# Functions module

The functions module contains utility functions used by the model, as well as some high-level functions to handle it.

## Sparse matrix operation module

This module supports operations and functions on the sparse tensors defined in the QgsTensor objects.

qgs.functions.sparse_mul.sparse_mul2(coo, value, vec)[source]

Sparse multiplication of a tensor with one vector: $$A_{i,j} = {\displaystyle \sum_{k=0}^{\mathrm{ndim}}} \, \mathcal{T}_{i,j,k} \, a_k$$

Warning

It is a Numba-jitted function, so it cannot take a sparse.COO sparse tensor directly. The tensor coordinates list and values must be provided separately by the user.

In principle, this will be solved later in sparse, see https://github.com/pydata/sparse/issues/378.

Parameters
• coo (ndarray(int)) – A 2D array of shape (n_elems, 3), a list of n_elems tensor coordinates corresponding to each value provided.

• value (ndarray(float)) – A 1D array of shape (n_elems,), a list of value in the tensor

• vec (ndarray(float)) – The vector $$a_k$$ to contract the tensor with. Must be of shape (ndim + 1,).

Returns

The matrix $$A_{i,j}$$, of shape (ndim + 1, ndim + 1).

Return type
qgs.functions.sparse_mul.sparse_mul3(coo, value, vec_a, vec_b)[source]

Sparse multiplication of a tensor with two vectors: $$v_i = {\displaystyle \sum_{j,k=0}^{\mathrm{ndim}}} \, \mathcal{T}_{i,j,k} \, a_j \, b_k$$

Warning

It is a Numba-jitted function, so it cannot take a sparse.COO sparse tensor directly.

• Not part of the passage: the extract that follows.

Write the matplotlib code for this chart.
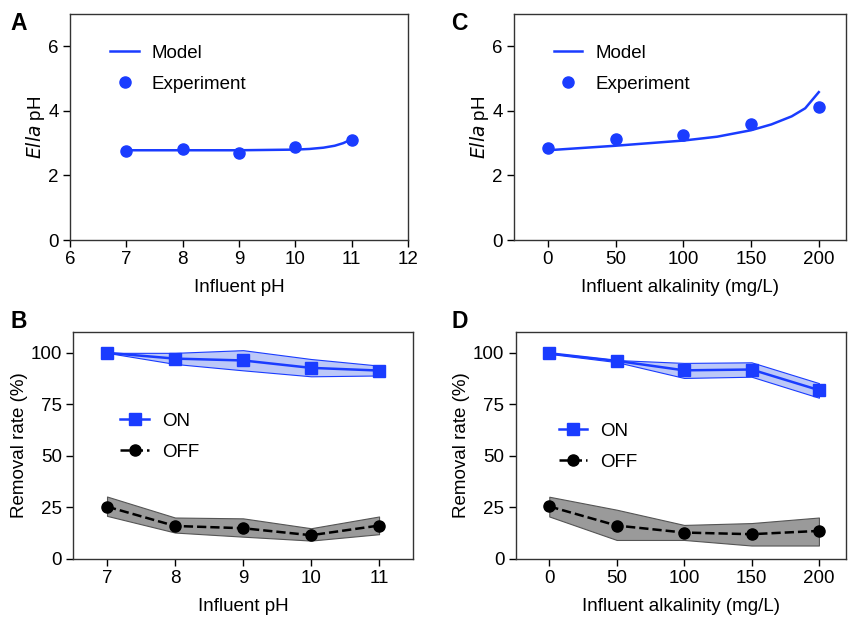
import matplotlib.pyplot as plt

plt.rcParams['font.family'] = ['Liberation Sans', 'DejaVu Sans']

# panel A: Ella pH vs influent pH
ph_exp_x = [7, 8, 9, 10, 11]
ph_exp_y = [2.75, 2.82, 2.68, 2.88, 3.1]
ph_model_x = [7, 7.5, 8, 8.5, 9, 9.5, 10, 10.25, 10.5, 10.7, 10.85, 11.0]
ph_model_y = [2.78, 2.78, 2.78, 2.78, 2.78, 2.79, 2.80, 2.82, 2.86, 2.92, 3.0, 3.12]

# panel C: Ella pH vs influent alkalinity
alk_exp_x = [0, 50, 100, 150, 200]
alk_exp_y = [2.84, 3.12, 3.24, 3.59, 4.13]
alk_model_x = [0, 25, 50, 75, 100, 125, 150, 165, 180, 190, 200]
alk_model_y = [2.78, 2.85, 2.92, 3.0, 3.08, 3.2, 3.4, 3.58, 3.83, 4.08, 4.58]

# panel B: removal rate vs influent pH
ph_x = [7, 8, 9, 10, 11]
ph_on = [100, 97.2, 96.3, 92.7, 91.4]
ph_on_hi = [100, 100, 101.3, 97, 93.8]
ph_on_lo = [100, 94.6, 91.5, 88.6, 89]
ph_off = [25.3, 15.9, 14.8, 11.4, 16.1]
ph_off_hi = [30.2, 20, 19.6, 14.8, 20.5]
ph_off_lo = [20.8, 12.7, 10.7, 8.8, 11.9]

# panel D: removal rate vs influent alkalinity
alk_x = [0, 50, 100, 150, 200]
alk_on = [99.8, 96.1, 91.5, 91.9, 81.9]
alk_on_hi = [100, 96.5, 95.1, 95.4, 85.3]
alk_on_lo = [99.5, 95.5, 87.8, 88.4, 78.2]
alk_off = [25.4, 16.1, 12.7, 11.9, 13.5]
alk_off_hi = [30.1, 23.8, 16.4, 17.3, 20]
alk_off_lo = [20.5, 9.1, 9.1, 6.4, 6.4]

blue = '#1a3cff'
light_blue = '#bcc8f8'
gray = '#9a9a9a'
fs = 13.5

fig = plt.figure(figsize=(8.48, 6.17), dpi=100)
axA = fig.add_axes([0.0825, 0.611, 0.3986, 0.3663])
axC = fig.add_axes([0.606, 0.611, 0.3915, 0.3663])
axB = fig.add_axes([0.0861, 0.0945, 0.401, 0.367])
axD = fig.add_axes([0.608, 0.0945, 0.3895, 0.367])


def style(ax):
    for s in ax.spines.values():
        s.set_linewidth(1.0)
        s.set_color('#333333')
    ax.tick_params(direction='out', length=5, width=1, labelsize=fs,
                   top=False, right=False, pad=3)


def ph_panel(ax, mx, my, ex, ey, leg_pos):
    ax.plot(mx, my, color=blue, lw=1.8, label='Model')
    ax.plot(ex, ey, 'o', color=blue, ms=8, label='Experiment')
    ax.set_ylim(0, 7)
    ax.set_yticks([0, 2, 4, 6])
    ax.set_ylabel(r'$\it{Ella}$ pH', fontsize=fs, labelpad=1)
    ax.legend(loc='upper left', frameon=False, fontsize=fs,
              bbox_to_anchor=leg_pos, handlelength=1.5, handletextpad=0.7,
              labelspacing=0.75)
    style(ax)


def removal_panel(ax, x, on, on_hi, on_lo, off, off_hi, off_lo, leg_pos):
    ax.fill_between(x, on_lo, on_hi, facecolor=light_blue,
                    edgecolor=blue, lw=0.8)
    ax.fill_between(x, off_lo, off_hi, facecolor=gray,
                    edgecolor='#555555', lw=0.8)
    ax.plot(x, on, '-s', color=blue, lw=1.8, ms=8, label='ON')
    ax.plot(x, off, '--o', color='black', lw=1.8, ms=8, label='OFF')
    ax.set_ylim(0, 110)
    ax.set_yticks([0, 25, 50, 75, 100])
    ax.set_ylabel('Removal rate (%)', fontsize=fs, labelpad=2)
    ax.legend(loc='upper left', frameon=False, fontsize=fs,
              bbox_to_anchor=leg_pos, handlelength=1.5, handletextpad=0.7,
              labelspacing=0.75)
    style(ax)


ph_panel(axA, ph_model_x, ph_model_y, ph_exp_x, ph_exp_y, (0.07, 0.94))
axA.set_xlim(6, 12)
axA.set_xticks([6, 7, 8, 9, 10, 11, 12])
axA.set_xlabel('Influent pH', fontsize=fs, labelpad=8)

ph_panel(axC, alk_model_x, alk_model_y, alk_exp_x, alk_exp_y, (0.07, 0.94))
axC.set_xlim(-25, 220)
axC.set_xticks([0, 50, 100, 150, 200])
axC.set_xlabel('Influent alkalinity (mg/L)', fontsize=fs, labelpad=8)

removal_panel(axB, ph_x, ph_on, ph_on_hi, ph_on_lo,
              ph_off, ph_off_hi, ph_off_lo, (0.09, 0.72))
axB.set_xlim(6.5, 11.5)
axB.set_xticks(ph_x)
axB.set_xlabel('Influent pH', fontsize=fs, labelpad=8)

removal_panel(axD, alk_x, alk_on, alk_on_hi, alk_on_lo,
              alk_off, alk_off_hi, alk_off_lo, (0.08, 0.675))
axD.set_xlim(-25, 220)
axD.set_xticks(alk_x)
axD.set_xlabel('Influent alkalinity (mg/L)', fontsize=fs, labelpad=8)

for label, x, y in [('A', 0.012, 0.952), ('C', 0.532, 0.952),
                    ('B', 0.012, 0.468), ('D', 0.532, 0.468)]:
    fig.text(x, y, label, fontsize=16.5, fontweight='bold')

fig.savefig('out.png', dpi=100)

The tensor coordinates list and values must be provided separately by the user.

In principle, this will be solved later in sparse, see https://github.com/pydata/sparse/issues/378.

Parameters
• coo (ndarray(int)) – A 2D array of shape (n_elems, 3), a list of n_elems tensor coordinates corresponding to each value provided.

• value (ndarray(float)) – A 1D array of shape (n_elems,), a list of value in the tensor

• vec_a (ndarray(float)) – The vector $$a_j$$ to contract the tensor with. Must be of shape (ndim + 1,).

• vec_b (ndarray(float)) – The vector $$b_k$$ to contract the tensor with. Must be of shape (ndim + 1,).

Returns

The vector $$v_i$$, of shape (ndim + 1,).

Return type

## Tendencies definition module

This module provides functions to create the tendencies functions of the model, based on its parameters.

qgs.functions.tendencies.create_tendencies(params, return_inner_products=False, return_qgtensor=False)[source]

Function to handle the inner products and tendencies tensors construction. Returns the tendencies function $$\boldsymbol{f}$$ determining the model’s ordinary differential equations:

$\dot{\boldsymbol{x}} = \boldsymbol{f}(\boldsymbol{x})$

which is for the model’s integration.

It returns also the linearized tendencies $$\boldsymbol{\mathrm{J}} \equiv \boldsymbol{\mathrm{D}f} = \frac{\partial \boldsymbol{f}}{\partial \boldsymbol{x}}$$ (Jacobian matrix) which are used by the tangent linear model:

$\dot{\boldsymbol{\delta x}} = \boldsymbol{\mathrm{J}}(\boldsymbol{x}) \cdot \boldsymbol{\delta x}$
Parameters
• params (QgParams) – The parameters fully specifying the model configuration.

• return_inner_products (bool) – If True, return the inner products of the model. Default to False.

• return_qgtensor (bool) – If True, return the tendencies tensor of the model. Default to False.

Returns

• f (callable) – The numba-jitted tendencies function.

• Df (callable) – The numba-jitted linearized tendencies function.

• inner_products ((AtmosphericInnerProducts, OceanicInnerProducts)) – If return_inner_products is True, the inner products of the system.

• qgtensor (QgsTensor) – If return_qgtensor is True, the tendencies tensor of the system.

## Utility functions module

This module has some useful functions for the model.

qgs.functions.util.normalize_matrix_columns(a)[source]

Numba-jitted function to normalize the columns of a 2D array to one.

Parameters

a (ndarray) – The 2D array to column-normalize.

Returns

The normalized array.

Return type

ndarray

qgs.functions.util.reverse(a)[source]

Numba-jitted function to reverse a 1D array.

Parameters

a (ndarray) – The 1D array to reverse.

Returns

The reversed array.

Return type

ndarray

qgs.functions.util.solve_triangular_matrix(a, b)[source]

Solve a triangular linear matrix equation $$ax = b$$.

Parameters
• a (ndarray) – The 2D array $$a$$.

• b (ndarray) – The 2D array $$b$$.

Returns

The 2D array of solution $$x$$.

Return type

ndarray